The difference here is the need to create a feathering at both ends of each C rib, see how the red line cuts into the rib.
- Shorten the tips of the ribs to a distance where the final tips will be, in our example, the finished tips will protrude about 2 mm from the tips of the template. Observe the template outline and determine where it will naturally cross into the tip of the rib, creating the feathering. If you have the original or its photograph, try to determine where the tips of the ribs end there and approximate. See the red dashed lines for suggested tips in our example in Fig. 1.
When cutting, make sure the tips end up at right angles to the bottom plane.
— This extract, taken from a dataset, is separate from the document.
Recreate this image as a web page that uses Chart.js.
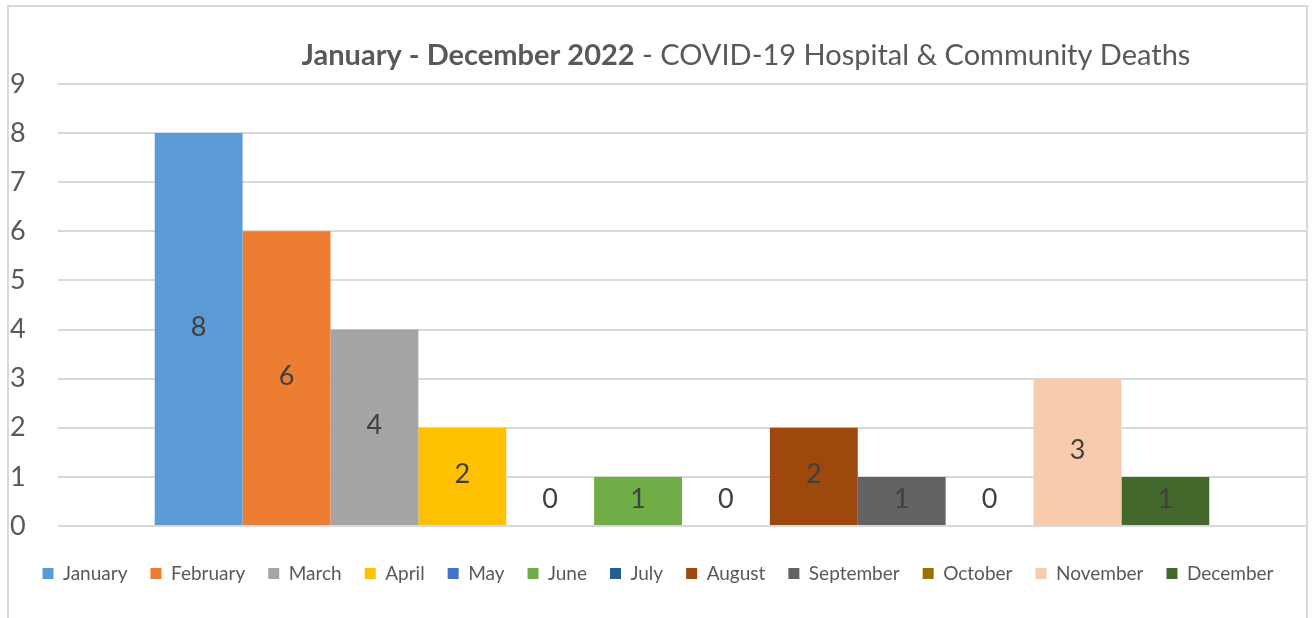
<!DOCTYPE html>
<html>
<head>
<meta charset="utf-8">
<script src="https://cdn.jsdelivr.net/npm/chart.js@4"></script>
<style>
  html, body { margin: 0; padding: 0; background: #fff; }
  #wrap { position: relative; width: 1314px; height: 618px; overflow: hidden; }
  #frame { position: absolute; left: 7px; top: 5px; width: 1301px; height: 700px; border: 2px solid #d9d9d9; box-sizing: border-box; }
  canvas { position: absolute; left: 0; top: 0; }
</style>
</head>
<body>
<div id="wrap">
  <div id="frame"></div>
  <canvas id="deathsChart" width="1314" height="618"></canvas>
</div>
<script>
  const months = ['January', 'February', 'March', 'April', 'May', 'June', 'July', 'August', 'September', 'October', 'November', 'December'];
  const deaths = [8, 6, 4, 2, 0, 1, 0, 2, 1, 0, 3, 1];
  const monthColors = ['#5B9BD5', '#ED7D31', '#A5A5A5', '#FFC000', '#4472C4', '#70AD47', '#255E91', '#9E480E', '#636363', '#997300', '#F8CBAD', '#43682B'];
  const yTicks = [0, 1, 2, 3, 4, 5, 6, 7, 8, 9];
  const titleBold = 'January - December 2022';
  const titleRest = ' - COVID-19 Hospital & Community Deaths';

  const FONT = 'Lato, "Open Sans", sans-serif';

  // title drawn by hand so half of it can be bold
  const titlePlugin = {
    id: 'mixedTitle',
    afterDraw(chart) {
      const c = chart.ctx;
      c.save();
      c.fillStyle = '#595959';
      c.textBaseline = 'middle';
      c.font = 'bold 29px ' + FONT;
      const w1 = c.measureText(titleBold).width;
      c.font = '29px ' + FONT;
      const w2 = c.measureText(titleRest).width;
      const x0 = 746 - (w1 + w2) / 2;
      c.font = 'bold 29px ' + FONT;
      c.textAlign = 'left';
      c.fillText(titleBold, x0, 56);
      c.font = '29px ' + FONT;
      c.fillText(titleRest, x0 + w1, 56);
      c.restore();
    }
  };

  // value labels in the middle of each bar
  const valuePlugin = {
    id: 'barValues',
    afterDatasetsDraw(chart) {
      const c = chart.ctx;
      const y = chart.scales.y;
      c.save();
      c.fillStyle = '#404040';
      c.font = '27px ' + FONT;
      c.textAlign = 'center';
      c.textBaseline = 'middle';
      chart.data.datasets.forEach((ds, i) => {
        const bar = chart.getDatasetMeta(i).data[0];
        const v = ds.data[0];
        const cy = v > 0 ? (bar.y + bar.base) / 2 : y.getPixelForValue(0.5);
        c.fillText(String(v), bar.x, cy - 2);
      });
      c.restore();
    }
  };

  const datasets = months.map((m, i) => ({
    label: m,
    data: [deaths[i]],
    backgroundColor: monthColors[i],
    borderWidth: 0,
    categoryPercentage: 0.845,
    barPercentage: 1
  }));

  new Chart(document.getElementById('deathsChart'), {
    type: 'bar',
    data: { labels: [''], datasets: datasets },
    plugins: [titlePlugin, valuePlugin],
    options: {
      responsive: false,
      animation: false,
      layout: { padding: { left: 10, right: 8, top: 84, bottom: 25 } },
      plugins: {
        title: { display: false },
        tooltip: { enabled: false },
        legend: {
          position: 'bottom',
          labels: {
            boxWidth: 11,
            boxHeight: 11,
            padding: 23,
            color: '#595959',
            font: { family: FONT, size: 19 }
          }
        }
      },
      scales: {
        x: {
          grid: { display: false },
          border: { display: false },
          ticks: { display: false },
          afterFit(scale) { scale.height = 15; }
        },
        y: {
          min: 0,
          max: 9,
          afterBuildTicks(scale) { scale.ticks = yTicks.map(v => ({ value: v })); },
          afterFit(scale) { scale.width = 48; },
          grid: { color: '#d9d9d9', lineWidth: 2, drawTicks: false },
          border: { display: false },
          ticks: {
            crossAlign: 'far',
            padding: 0,
            color: '#595959',
            font: { family: FONT, size: 27 }
          }
        }
      }
    }
  });
</script>
</body>
</html>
For this, you can use the sanding paper glued to a square block of wood.
- Using a suitable, sharp gouge, create the feathering, cutting across grain from top to bottom.
- Make the rest of the outline in the corner blocks flow naturally into the newly created feathering.
- You can finish the surfaces with sanding paper on a stick making everything very fluent and smooth.
Again, the transition between the block and the mould must be as smooth as possible. Use your fingers to check for that.
Check often that the newly created walls are perfectly perpendicular to the workbench.
- Cut the top and bottom blocks, again to the red line as depicted in Fig. 1. Finish using sanding paper on a square block of wood.
- Reapply soap where it might have gotten sanded off.
See
Fig. 2 for how everything should look like when finished.